L’EMA a pris la décision d’autoriser la mise sur le marché du biosimilaire de l’infliximab sur la base de ces données pré-cliniques et cliniques. Elle a accepté le principe de l’extrapolation des résultats obtenus dans les rhumatismes inflammatoires, aux MICI et au psoriasis.
Règles d’utilisation du biosimilaire de l’infiximab en pratique
Le biosimilaire de l’infliximab peut être prescrit aux malades atteints de MC et de RCH. Ses indications sont celles du Remicade®. Les nouveaux malades nécessitant l’infliximab peuvent recevoir le biosimilaire. Les malades traités par le Remicade® peuvent continuer avec ce médicament ou le remplacer par son biosimilaire. Beaucoup de cliniciens sont réticents à la substitution du Remicade® par son biosimilaire chez un malade qui va bien sous Remicade®. Les résultats des essais en cours permettront de savoir si cette inquiétude est justifiée ou pas.
Nouvelles biothérapies
Le vedolizumab
Les lymphocytes T jouent un rôle important dans les MICI. La domiciliation des lymphocytes dans l’intestin dépend d’une interaction entre l’hétérodimère α4β7, une glycoprotéine située à la surface des lymphocytes B et T, et la molécule « mucosal addressin-cell adhesion molecule 1 (MAdCAM-1) », située à la surface des cellules endothéliales. Le vedolizumab est une IgG1 monoclonale humanisée dirigée contre α4β7. Il bloque la domiciliation des lymphocytes vers l’intestin. Le MLN 02, l’ancêtre du vedolizumab, s’était montré efficace chez les malades atteints de RCH dans un essai de phase 2. Le natalizumab, un anticorps monoclonal dirigé contre α4, bloque à la fois α4β7 et α4β1, dont dépend la domiciliation des lymphocytes dans le cerveau. Le natalizumab s’est montré efficace dans la MC et la sclérose en plaques mais il a été à l’origine de leucoencéphalopathies multifocales progressives (LEMP). Il n’est pas disponible pour le traitement de la MC en Europe.
Le vedolizumab a été évalué par plusieurs essais de phase 3 ayant inclus plusieurs centaines de malades atteints de RCH ou de MC active, moyenne à sévère.
L’ustekinumab
L’ustekinumab est une igG1 monoclonale humaine dirigée contre la sous unité p40 commune à l’interleukine (IL) 12 et l’IL 23. L’IL12 et l’IL23 sont sécrétés par les cellules dendritiques. L’IL12 stimule la différenciation des lymphocytes T CD4 naïfs en TH1 qui produisent de l’interféron gamma. L’ustekinumab inhibe l’activité de l’IL-12 et de l’IL-23 en bloquant la liaison de ces cytokines à leur récepteur, l’IL-12Rβ1, exprimé à la surface de cellules immunitaires.

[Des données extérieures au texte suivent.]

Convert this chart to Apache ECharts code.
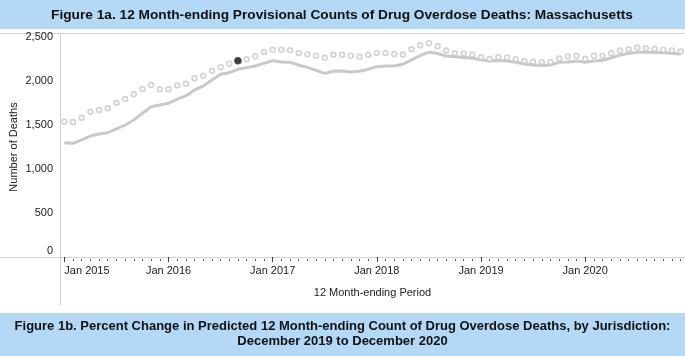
<!DOCTYPE html>
<html><head><meta charset="utf-8">
<script src="https://cdn.jsdelivr.net/npm/echarts@6/dist/echarts.min.js"></script>
<style>html,body{margin:0;padding:0;background:#fff}#c{width:685px;height:356px}</style>
</head><body><div id="c"></div>
<script>
const months = [
 'Jan 2015','Feb 2015','Mar 2015','Apr 2015','May 2015','Jun 2015','Jul 2015','Aug 2015','Sep 2015','Oct 2015','Nov 2015','Dec 2015',
 'Jan 2016','Feb 2016','Mar 2016','Apr 2016','May 2016','Jun 2016','Jul 2016','Aug 2016','Sep 2016','Oct 2016','Nov 2016','Dec 2016',
 'Jan 2017','Feb 2017','Mar 2017','Apr 2017','May 2017','Jun 2017','Jul 2017','Aug 2017','Sep 2017','Oct 2017','Nov 2017','Dec 2017',
 'Jan 2018','Feb 2018','Mar 2018','Apr 2018','May 2018','Jun 2018','Jul 2018','Aug 2018','Sep 2018','Oct 2018','Nov 2018','Dec 2018',
 'Jan 2019','Feb 2019','Mar 2019','Apr 2019','May 2019','Jun 2019','Jul 2019','Aug 2019','Sep 2019','Oct 2019','Nov 2019','Dec 2019',
 'Jan 2020','Feb 2020','Mar 2020','Apr 2020','May 2020','Jun 2020','Jul 2020','Aug 2020','Sep 2020','Oct 2020','Nov 2020','Dec 2020'
];
const predicted = [
 1538,1534,1583,1651,1670,1690,1753,1795,1849,1909,1955,1906,
 1906,1951,1969,2031,2060,2117,2156,2197,2231,2246,2280,2330,
 2354,2354,2350,2318,2305,2288,2265,2299,2299,2288,2276,2299,
 2318,2318,2307,2300,2360,2405,2430,2395,2347,2315,2312,2300,
 2270,2250,2272,2268,2248,2228,2218,2215,2216,2256,2278,2288,
 2252,2288,2288,2314,2347,2362,2381,2371,2367,2356,2348,2336
];
const reported = [
 1299,1292,1330,1375,1398,1413,1455,1500,1557,1633,1708,1727,
 1747,1795,1830,1898,1943,2011,2076,2094,2133,2152,2171,2201,
 2231,2216,2212,2182,2155,2121,2087,2110,2114,2103,2110,2133,
 2163,2171,2171,2190,2240,2290,2328,2312,2284,2275,2268,2261,
 2242,2226,2233,2226,2212,2193,2182,2175,2182,2212,2215,2228,
 2214,2227,2236,2262,2295,2312,2328,2326,2324,2322,2314,2307
];
const highlightIndex = 20;
const yTickValues = [0, 500, 1000, 1500, 2000, 2500];
const titleTop = 'Figure 1a. 12 Month-ending Provisional Counts of Drug Overdose Deaths: Massachusetts';
const titleBottom = 'Figure 1b. Percent Change in Predicted 12 Month-ending Count of Drug Overdose Deaths, by Jurisdiction:\nDecember 2019 to December 2020';

const FONT = '"Liberation Sans", Arial, sans-serif';
const GRAY = '#c9c9c9';
const FRAME = '#d0d0d0';
const BANNER = '#b3d9f7';

const chart = echarts.init(document.getElementById('c'), null, {renderer: 'canvas'});
const highlight = predicted.map((v, i) => i === highlightIndex ? v : '-');

chart.setOption({
  animation: false,
  backgroundColor: '#fff',
  grid: {left: 60, right: 0, top: 37, bottom: 99, containLabel: false, outerBoundsMode: 'none'},
  xAxis: [{
    type: 'category', data: months, boundaryGap: true, position: 'bottom',
    axisLine: {show: false},
    axisTick: {show: true, interval: 11, alignWithLabel: true, length: 5, lineStyle: {color: '#333', width: 1}},
    axisLabel: {interval: 11, margin: 8, fontFamily: FONT, fontSize: 11, color: '#222', alignMinLabel: 'left'},
    splitLine: {show: false},
    name: '12 Month-ending Period', nameLocation: 'middle', nameGap: 30, nameMoveOverlap: false,
    nameTextStyle: {fontFamily: FONT, fontSize: 11, color: '#222'}
  }, {
    type: 'category', data: months, boundaryGap: true, position: 'bottom', offset: 2,
    axisLine: {show: false},
    axisTick: {show: true, interval: 0, alignWithLabel: true, length: 2, lineStyle: {color: '#555', width: 1}},
    axisLabel: {show: false}, splitLine: {show: false}
  }],
  yAxis: {
    type: 'value', min: 0, max: 2500, interval: 500,
    axisLine: {show: false}, axisTick: {show: false}, splitLine: {show: false},
    axisLabel: {
      margin: 7, fontFamily: FONT, fontSize: 11, color: '#222',
      formatter: v => v === 0 ? '{z|0}' : v.toLocaleString('en-US'),
      rich: {z: {fontFamily: FONT, fontSize: 11, color: '#222', padding: [0, 0, 12, 0]}}
    },
    name: 'Number of Deaths', nameLocation: 'middle', nameGap: 41, nameMoveOverlap: false,
    nameTextStyle: {fontFamily: FONT, fontSize: 11, color: '#222'}
  },
  series: [{
    name: 'Reported', type: 'line', data: reported, showSymbol: false, symbol: 'none',
    lineStyle: {color: GRAY, width: 3}, z: 2, silent: true
  }, {
    name: 'Predicted', type: 'scatter', data: predicted, symbol: 'circle', symbolSize: 4.8,
    itemStyle: {color: '#fff', borderColor: GRAY, borderWidth: 1.7}, z: 3, silent: true
  }, {
    name: 'Selected', type: 'scatter', data: highlight, symbol: 'circle', symbolSize: 7,
    itemStyle: {color: '#111', borderColor: '#666', borderWidth: 1}, z: 4, silent: true
  }],
  graphic: [
    {type: 'rect', shape: {x: 0, y: 0, width: 685, height: 29}, style: {fill: BANNER}, silent: true},
    {type: 'text', x: 342, y: 15, style: {text: titleTop, font: 'bold 13.7px ' + FONT, fill: '#111', align: 'center', verticalAlign: 'middle'}},
    {type: 'line', shape: {x1: 0, y1: 33.5, x2: 685, y2: 33.5}, style: {stroke: FRAME, lineWidth: 1}},
    {type: 'line', shape: {x1: 0, y1: 257.5, x2: 685, y2: 257.5}, style: {stroke: FRAME, lineWidth: 1}},
    {type: 'line', shape: {x1: 60.5, y1: 33, x2: 60.5, y2: 305}, style: {stroke: FRAME, lineWidth: 1}},
    {type: 'rect', shape: {x: 0, y: 313, width: 685, height: 43}, style: {fill: BANNER}, silent: true},
    {type: 'text', x: 342.5, y: 334, style: {text: titleBottom, font: 'bold 13px ' + FONT, fill: '#111', align: 'center', verticalAlign: 'middle', lineHeight: 15}}
  ]
});
</script>
</body></html>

Depuis 2009, l’ustekinumab a obtenu une AMM européenne dans les indications suivantes :
- psoriasis en plaques modéré à sévère qui n’a pas répondu, ou qui présente une contre-indication, ou qui est intolérant aux autres traitements systémiques dont la ciclosporine, le méthotrexate (MTX) ou la puvathérapie (psoralène et UVA) ;
- rhumatisme psoriasique actif chez l’adulte lorsque la réponse à un précédent traitement de fond antirhumatismal non biologique a été insuffisant.